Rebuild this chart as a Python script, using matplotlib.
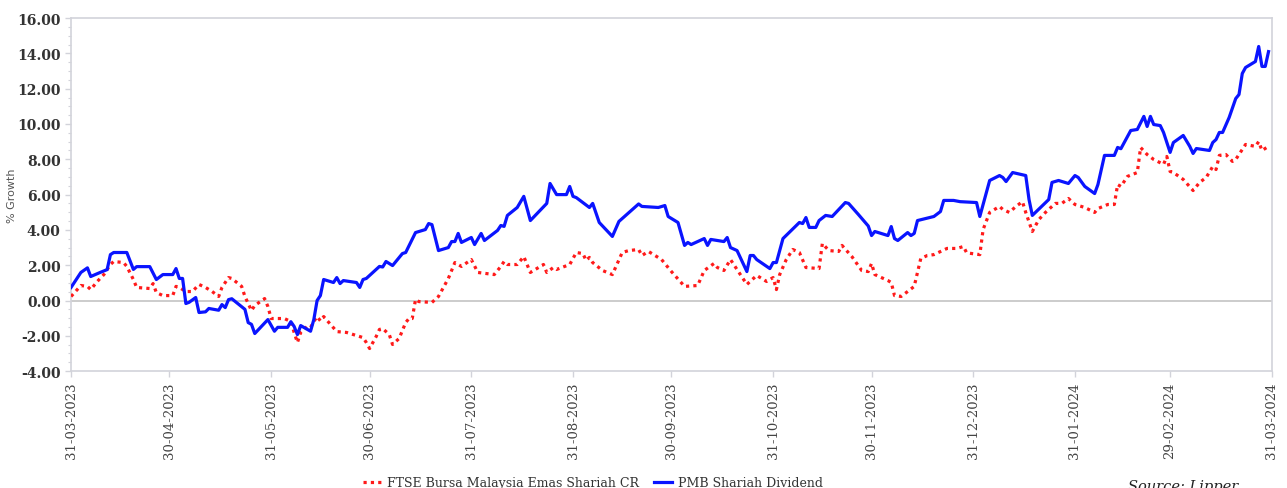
import matplotlib
matplotlib.use("Agg")
import matplotlib.pyplot as plt
import numpy as np
from matplotlib.ticker import MultipleLocator, FormatStrFormatter

# day offsets counted from 31-03-2023, % growth
start = np.datetime64("2023-03-31")

blue_days = [0, 3, 5, 6, 9, 11, 12, 13, 17, 19, 20, 24, 26, 28, 31, 32, 33, 34, 35, 36,
             38, 39, 41, 42, 45, 46, 47, 48, 49, 53, 54, 55, 56, 60, 62, 63, 66, 67, 68, 69,
             70, 73, 74, 75, 76, 77, 79, 80, 81, 82, 83, 87, 88, 89, 90, 94, 95, 96, 98, 101,
             102, 105, 108, 109, 110, 112, 115, 116, 117, 118, 119, 122, 123, 125, 126, 130, 131, 132, 133, 136,
             138, 140, 145, 146, 148, 151, 152, 153, 154, 158, 159, 161, 165, 167, 173, 174, 179, 181, 182, 185,
             187, 188, 189, 193, 194, 195, 199, 200, 201, 203, 206, 207, 208, 209, 213, 214, 215, 217, 222, 223,
             224, 225, 227, 228, 230, 232, 236, 237, 240, 243, 244, 245, 249, 250, 251, 252, 255, 256, 257, 258,
             263, 265, 266, 269, 271, 276, 277, 280, 283, 284, 285, 287, 291, 292, 293, 298, 299, 301, 304, 306,
             307, 309, 312, 313, 315, 318, 319, 320, 322, 323, 325, 327, 328, 329, 330, 332, 333, 335, 336, 339,
             341, 342, 343, 347, 348, 349, 350, 351, 353, 355, 356, 357, 358, 361, 362, 363, 364, 365]
blue_vals = [0.74, 1.59, 1.85, 1.36, 1.60, 1.75, 2.60, 2.72, 2.72, 1.76, 1.92, 1.92, 1.19, 1.47, 1.47, 1.81, 1.25, 1.25, -0.17, -0.10,
             0.17, -0.68, -0.64, -0.45, -0.55, -0.23, -0.40, 0.05, 0.10, -0.50, -1.25, -1.35, -1.87, -1.08, -1.74, -1.52, -1.52, -1.20, -1.47, -1.93,
             -1.42, -1.74, -1.08, 0.00, 0.28, 1.19, 1.08, 1.02, 1.30, 0.96, 1.13, 1.02, 0.74, 1.19, 1.25, 1.93, 1.90, 2.21, 1.98, 2.66,
             2.72, 3.85, 4.02, 4.36, 4.30, 2.83, 3.00, 3.34, 3.34, 3.80, 3.29, 3.57, 3.17, 3.80, 3.40, 3.97, 4.25, 4.20, 4.82, 5.27,
             5.90, 4.53, 5.50, 6.63, 6.00, 6.00, 6.46, 5.90, 5.83, 5.27, 5.50, 4.42, 3.63, 4.48, 5.47, 5.33, 5.27, 5.38, 4.76, 4.42,
             3.12, 3.29, 3.17, 3.51, 3.12, 3.46, 3.34, 3.57, 3.00, 2.83, 1.64, 2.55, 2.55, 2.32, 1.81, 2.15, 2.15, 3.51, 4.42, 4.36,
             4.70, 4.14, 4.14, 4.53, 4.82, 4.76, 5.55, 5.50, 4.87, 4.22, 3.68, 3.91, 3.68, 4.19, 3.51, 3.40, 3.85, 3.68, 3.80, 4.53,
             4.76, 5.04, 5.67, 5.67, 5.60, 5.55, 4.76, 6.80, 7.08, 6.97, 6.74, 7.25, 7.08, 5.72, 4.82, 5.72, 6.69, 6.80, 6.63, 7.08,
             6.97, 6.46, 6.06, 6.57, 8.22, 8.22, 8.67, 8.60, 9.29, 9.63, 9.69, 10.43, 9.86, 10.43, 9.97, 9.91, 9.52, 8.39, 8.95, 9.35,
             8.73, 8.33, 8.61, 8.50, 8.95, 9.12, 9.52, 9.52, 10.37, 11.44, 11.67, 12.86, 13.20, 13.54, 14.39, 13.26, 13.26, 14.10]

red_days = [0, 3, 5, 6, 8, 10, 12, 13, 16, 17, 19, 20, 24, 25, 26, 28, 31, 32, 33, 35,
            37, 39, 41, 43, 45, 46, 48, 49, 52, 53, 55, 56, 59, 60, 61, 65, 67, 68, 69, 70,
            72, 73, 74, 75, 76, 77, 81, 84, 89, 90, 91, 93, 94, 95, 97, 98, 100, 102, 103, 104,
            105, 106, 110, 112, 115, 117, 119, 122, 124, 129, 131, 132, 133, 136, 138, 140, 144, 145, 147, 148,
            152, 154, 156, 157, 158, 159, 162, 165, 168, 170, 173, 174, 176, 180, 183, 187, 191, 193, 196, 197,
            199, 201, 203, 206, 207, 209, 212, 214, 215, 216, 218, 220, 222, 224, 228, 229, 231, 234, 235, 238,
            241, 243, 244, 245, 249, 250, 251, 253, 255, 257, 259, 261, 263, 267, 270, 272, 273, 277, 278, 280,
            283, 284, 286, 288, 290, 291, 293, 295, 297, 300, 302, 304, 306, 309, 312, 313, 316, 318, 319, 320,
            322, 325, 326, 328, 330, 333, 334, 335, 336, 339, 342, 344, 346, 348, 349, 350, 352, 354, 355, 358,
            361, 362, 363, 365]
red_vals = [0.23, 0.85, 0.80, 0.62, 1.08, 1.47, 2.04, 2.21, 2.15, 1.93, 1.19, 0.74, 0.68, 0.96, 0.45, 0.28, 0.28, 0.80, 0.74, 0.51,
            0.51, 0.91, 0.74, 0.51, 0.23, 0.74, 1.30, 1.25, 0.80, 0.23, -0.57, -0.28, 0.11, -0.34, -1.02, -1.02, -1.19, -1.81, -2.38, -1.81,
            -1.47, -1.53, -1.19, -0.91, -1.15, -0.91, -1.76, -1.81, -2.10, -2.38, -2.72, -2.04, -1.64, -1.59, -1.93, -2.49, -2.15, -1.25, -1.02, -1.02,
            0.06, -0.06, -0.11, 0.23, 1.25, 2.15, 1.93, 2.32, 1.59, 1.47, 1.93, 2.21, 2.04, 2.04, 2.49, 1.59, 2.04, 1.59, 1.87, 1.76,
            2.04, 2.72, 2.66, 2.27, 2.44, 2.15, 1.70, 1.47, 2.72, 2.83, 2.89, 2.55, 2.78, 2.32, 1.64, 0.80, 0.85, 1.70, 2.10, 1.87,
            1.70, 2.32, 1.76, 0.91, 1.08, 1.42, 1.08, 1.30, 0.62, 1.47, 2.32, 2.89, 2.72, 1.87, 1.81, 3.23, 2.83, 2.78, 3.12, 2.49,
            1.70, 1.64, 2.10, 1.47, 1.13, 1.02, 0.28, 0.23, 0.51, 0.80, 2.38, 2.55, 2.60, 2.95, 2.95, 3.06, 2.70, 2.60, 4.02, 4.99,
            5.33, 5.16, 4.99, 5.33, 5.60, 4.99, 3.91, 4.59, 4.99, 5.50, 5.50, 5.78, 5.44, 5.27, 4.99, 5.21, 5.44, 5.44, 6.57, 6.46,
            7.03, 7.25, 8.67, 8.27, 7.99, 7.71, 8.16, 7.31, 7.25, 6.86, 6.23, 6.69, 6.97, 7.59, 7.42, 8.22, 8.27, 7.88, 7.99, 8.84,
            8.73, 9.00, 8.50, 8.73]

tick_dates = ["2023-03-31", "2023-04-30", "2023-05-31", "2023-06-30", "2023-07-31", "2023-08-31", "2023-09-30",
              "2023-10-31", "2023-11-30", "2023-12-31", "2024-01-31", "2024-02-29", "2024-03-31"]

red_label = "FTSE Bursa Malaysia Emas Shariah CR"
blue_label = "PMB Shariah Dividend"

serif = "DejaVu Serif"
grey = "#d2d3da"

fig = plt.figure(figsize=(12.87, 4.89), dpi=100)
ax = fig.add_axes([0.0552, 0.239, 0.933, 0.722])

blue_x = start + np.array(blue_days).astype("timedelta64[D]")
red_x = start + np.array(red_days).astype("timedelta64[D]")

ax.axhline(0, color="#c8c8c8", lw=1.3, zorder=1)
ax.plot(red_x, red_vals, color="#ff1a1a", lw=2.3, linestyle=(0, (1, 1.3)), label=red_label, zorder=3)
ax.plot(blue_x, blue_vals, color="#0a14ff", lw=2.3, label=blue_label, zorder=4)

ax.set_xlim(np.datetime64("2023-03-31"), np.datetime64("2024-03-31"))
ax.set_ylim(-4, 16)
ax.yaxis.set_major_locator(MultipleLocator(2))
ax.yaxis.set_minor_locator(MultipleLocator(0.5))
ax.yaxis.set_major_formatter(FormatStrFormatter("%.2f"))

ticks = np.array(tick_dates, dtype="datetime64[D]")
ax.set_xticks(ticks)
ax.set_xticklabels([str(t)[8:10] + "-" + str(t)[5:7] + "-" + str(t)[0:4] for t in ticks],
                   rotation=90, fontsize=9.5, family=serif, color="#444444")

for lab in ax.get_yticklabels():
    lab.set_family(serif)
    lab.set_fontsize(10)
    lab.set_color("#333333")
    lab.set_fontweight("bold")

ax.tick_params(axis="both", which="major", color=grey, length=4, width=1)
ax.tick_params(axis="y", which="minor", color=grey, length=2, width=0.8)
for s in ax.spines.values():
    s.set_color(grey)
    s.set_linewidth(1.2)

ax.set_ylabel("% Growth", fontsize=8, color="#555555")
ax.yaxis.set_label_coords(-0.045, 0.5)

fig.legend(loc="lower center", bbox_to_anchor=(593 / 1287, -0.025), ncol=2, frameon=False,
           prop={"family": serif, "size": 9}, handlelength=1.4, columnspacing=1.2, handletextpad=0.5,
           labelcolor="#333333")

fig.text(1128 / 1287, 1 - 480 / 489, "Source: Lipper", fontsize=10.5, style="italic",
         family=serif, color="#222222", va="top", ha="left")

fig.savefig("out.png", dpi=100)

┄┄┄┄┄┄

**What is needed**
Each line in the listing above that contains "matplotlib" should be copied.

**Completed task**
Rebuild this chart as a Python script, using matplotlib.
import matplotlib
matplotlib.use("Agg")
import matplotlib.pyplot as plt
from matplotlib.ticker import MultipleLocator, FormatStrFormatter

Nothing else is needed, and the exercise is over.